The Parable Explained

I loved reading your interpretations of the parable I posted a couple days ago. There’s no right meaning I guess. But there is a meaning I had in mind.

The little girl is me. I come to Christ and he tells me I can be more – I can be like him. He sees something of himself in me like the maestro stroking the little girl’s slender fingers with his own also-thin thumb. The “seed” of Christ is in me, Paul says, waiting to be developed.

Now there are many practices God uses to develop Christ in me, or, as Paul put it, “conform” me to the “image of the Son.” I can become more and more like the maestro. I will.

(Every metaphor breaks down and this one does here, because while I do participate in my own becoming more like Christ, I have no real power in it. That is supplied by God alone. I could not save myself from the penalty of sin and I sure can’t save myself from the power of sin.)

As I listen to Christ I hear him say I should “pray.” So I do. I practice practice practice prayer.

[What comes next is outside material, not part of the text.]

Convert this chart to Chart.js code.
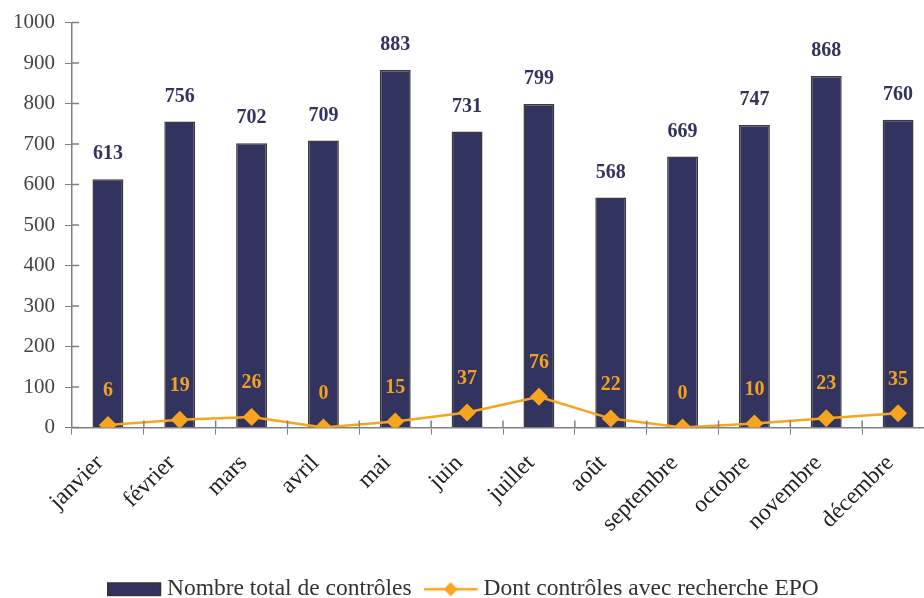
<!DOCTYPE html>
<html>
<head>
<meta charset="utf-8">
<script src="https://cdn.jsdelivr.net/npm/chart.js@4.4.0/dist/chart.umd.min.js"></script>
<style>
  html, body { margin: 0; padding: 0; overflow: hidden; background: #fff; }
</style>
</head>
<body>
<canvas id="controlsChart" width="950" height="611"></canvas>
<script>
// Data
const months = ['janvier', 'février', 'mars', 'avril', 'mai', 'juin', 'juillet', 'août', 'septembre', 'octobre', 'novembre', 'décembre'];
const totalControls = [613, 756, 702, 709, 883, 731, 799, 568, 669, 747, 868, 760];
const epoControls = [6, 19, 26, 0, 15, 37, 76, 22, 0, 10, 23, 35];
const yMin = 0, yMax = 1000, yStep = 100;

const NAVY = '#32335f';
const ORANGE = '#f7a51e';
const AXIS = '#808080';
const FONT = '"Liberation Serif", "Times New Roman", serif';

// Legend swatches (content drawn at the left of a slightly wider canvas)
function swatch(draw) {
    const c = document.createElement('canvas');
    c.width = 56; c.height = 16;
    draw(c.getContext('2d'));
    return c;
}
const barSwatch = swatch(g => {
    g.fillStyle = NAVY;
    g.fillRect(0, 1, 54, 14);
    g.strokeStyle = '#333';
    g.lineWidth = 1.5;
    g.strokeRect(0.75, 1.75, 52.5, 12.5);
});
const lineSwatch = swatch(g => {
    g.strokeStyle = ORANGE;
    g.lineWidth = 2.5;
    g.beginPath(); g.moveTo(0, 8); g.lineTo(54, 8); g.stroke();
    g.fillStyle = ORANGE;
    g.beginPath(); g.moveTo(27, 1); g.lineTo(34, 8); g.lineTo(27, 15); g.lineTo(20, 8); g.closePath(); g.fill();
});

// Value labels above bars and points
const valueLabels = {
    id: 'valueLabels',
    afterDatasetsDraw(chart) {
        const ctx = chart.ctx;
        chart.data.datasets.forEach((ds, i) => {
            const meta = chart.getDatasetMeta(i);
            ctx.save();
            ctx.font = 'bold 20px ' + FONT;
            ctx.fillStyle = ds.labelColor;
            ctx.textAlign = 'center';
            ctx.textBaseline = 'middle';
            meta.data.forEach((el, j) => {
                ctx.fillText(ds.data[j], el.x, el.y - ds.labelOffset);
            });
            ctx.restore();
        });
    }
};

// Tick marks that also cross into the plot area
const innerTicks = {
    id: 'innerTicks',
    afterDraw(chart) {
        const { ctx, scales: { x, y } } = chart;
        ctx.save();
        ctx.strokeStyle = AXIS;
        ctx.lineWidth = 1.5;
        ctx.beginPath();
        y.ticks.forEach((t, i) => {
            const py = y.getPixelForTick(i);
            ctx.moveTo(y.right, py); ctx.lineTo(y.right + 7, py);
        });
        const n = x.ticks.length;
        for (let i = 1; i < n; i++) {
            const px = x.left + i * (x.width / n);
            ctx.moveTo(px, x.top); ctx.lineTo(px, x.top - 7);
        }
        ctx.stroke();
        ctx.restore();
    }
};

new Chart(document.getElementById('controlsChart').getContext('2d'), {
    type: 'bar',
    data: {
        labels: months,
        datasets: [{
            type: 'bar',
            label: 'Nombre total de contrôles',
            data: totalControls,
            backgroundColor: NAVY,
            borderColor: '#3a3a3a',
            borderWidth: 1.5,
            barPercentage: 0.43,
            categoryPercentage: 1,
            order: 1,
            labelColor: NAVY,
            labelOffset: 25
        }, {
            type: 'line',
            label: 'Dont contrôles avec recherche EPO',
            data: epoControls,
            borderColor: ORANGE,
            backgroundColor: ORANGE,
            borderWidth: 2.5,
            pointStyle: 'rectRot',
            pointRadius: 9,
            pointBorderWidth: 0,
            tension: 0,
            order: 0,
            labelColor: '#f2a223',
            labelOffset: 34
        }]
    },
    options: {
        responsive: false,
        animation: false,
        layout: { padding: { top: 22, right: 16, left: 0, bottom: 0 } },
        plugins: {
            tooltip: { enabled: false },
            legend: {
                position: 'bottom',
                labels: {
                    usePointStyle: true,
                    pointStyleWidth: 40,
                    color: '#333',
                    font: { family: FONT, size: 23.5 },
                    padding: 20,
                    sort: (a, b) => a.datasetIndex - b.datasetIndex,
                    generateLabels: chart => Chart.defaults.plugins.legend.labels.generateLabels(chart)
                        .map(l => ({ ...l, pointStyle: l.datasetIndex === 0 ? barSwatch : lineSwatch }))
                }
            }
        },
        scales: {
            x: {
                grid: { offset: true, drawOnChartArea: false, tickLength: 7, color: AXIS },
                border: { color: AXIS, width: 1.5 },
                ticks: { minRotation: 45, maxRotation: 45, color: '#222', font: { family: FONT, size: 23.5 }, padding: 15, labelOffset: -8 },
                afterFit: scale => { scale.height = 130; }
            },
            y: {
                min: yMin,
                max: yMax,
                ticks: { stepSize: yStep, color: '#444', font: { family: FONT, size: 21 }, padding: 10, callback: v => String(v) },
                grid: { drawOnChartArea: false, tickLength: 7, color: AXIS },
                border: { color: AXIS, width: 1.5 },
                afterFit: scale => { scale.width = 72; }
            }
        }
    },
    plugins: [valueLabels, innerTicks]
});
</script>
</body>
</html>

And neglect rest, service, submission.

John Wesley prayed for four hours every morning, and more throughout his day, and his wife left him after fifteen years of marriage. Some guess that sexual dysfunction was to blame, or Wesley’s workaholic tendencies, or his famously fierce temper. Wesley and his wife needed more than prayer.

I read that Jesus cared for the poor. I practice practice practice simplicity and generosity.

And I sometimes find that I lose patience with my kids, I become defensive with my wife, I hurt a stranger with hastily written words.

This is practicing one thing while neglecting others. Prayer, but not rest. Compassion, but not peace.

The development of the maestro in us is stunted. We get stuck.